Half a mile away, the mosque dominates the Uighur part of town, where donkey carts weave their perilous way through hooting traffic and bearded men earnestly discuss the price of jade, gleaned from the nearby riverbed. At the end of March, protests erupted during Sunday market after news spread that a prominent Uighur jade merchant, Mutallip Hajim, had died in police custody. Then the women started demonstrating for the right to wear the hijab at work. The protests were rapidly quelled.

It was hard to establish why Hajim had been arrested in the first place. His padlocked shop was covered in notices reading "Sealed by the Public Security Bureau". When approached, his neighbours simply said: "We're too frightened to talk." Outside, young men in sunglasses and T-shirts shifted from foot to foot, pretending to look the other way. The spies of Hotan make little effort to hide their identity - their job is as much to intimidate as to gather intelligence.

Gradually we got a few answers. "He became too powerful." "He gave money to an Islamic school." An old man in a trademark Uighur green-and-white pillbox hat told us that many had been arrested since the demonstrations.

"This place belongs to Uighurs," he said. "But we get arrested if we read the Quran and go to mosque. People are arrested every day and taken to detention centres, where they're locked up and beaten. Everybody is afraid."

Another man risked arrest or worse to show us a detention centre in town and a labour camp a few miles out, where we could see prisoners in orange jerkins tilling the land, watched by guards sitting on stools.

Dominated by the Taklamakan Desert, fringed by the Pamir and Karakoram Mountains, Xinjiang is so remote that it is scarcely reported. In the 1930s, the Times correspondent Peter Fleming brought back "news from Tartary". These days it is less romantic, but equally obscure. Westerners are partial to Tibetans, primarily because they feel - mistakenly - that Buddhists are intrinsically peaceful, and partly because Hollywood stars have publicised the cause. By contrast, some of the old Uighur man's complaints would garner little sympathy in London or Washington. "The women of Afghanistan all wear the hijab, so why shouldn't ours?" he said.

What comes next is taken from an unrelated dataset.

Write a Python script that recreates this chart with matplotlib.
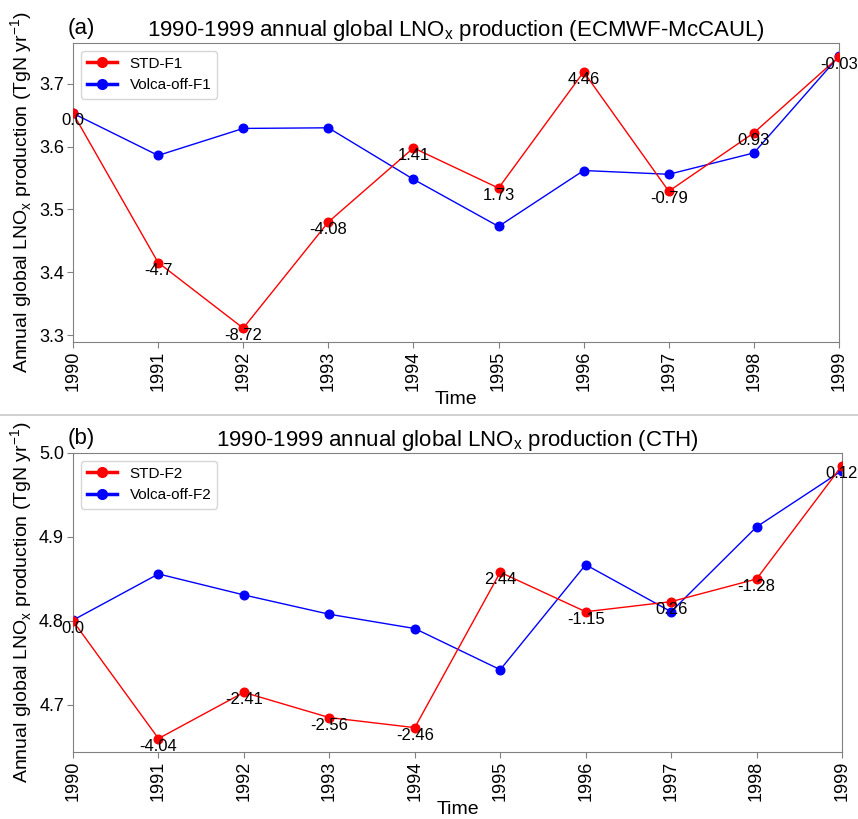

Yet the Uighurs suffer similar discrimination at the hands of the Chinese state. No one under 18 is allowed to enter a mosque, and praying is strictly controlled. Their culture, which has much in common with that of their neighbours in Kazakhstan, Tajikistan and other central Asian states, is regarded as a source of entertainment. In a Chinese version of The Black and White Minstrel Show, Uighur dances will be performed at this year's Olympic Games.

"To China, the most important thing is territorial sovereignty," said Wang Lixiong, a writer who has criticised government policy in Xinjiang and Tibet. "The question is whether Uighurs and other ethnic groups in this territory can be assimilated as the government wishes." For the moment, the answer seems to be no.

At the market, a balding camel sauntered among the stalls while an itinerant preacher ranted outside the mosque. A few Han Chinese haggled over jade, but this did not feel like China. In Xinjiang, as in Tibet, the government tries to bend unwilling subjects to its will, rather than accommodate the disparate cultures and beliefs.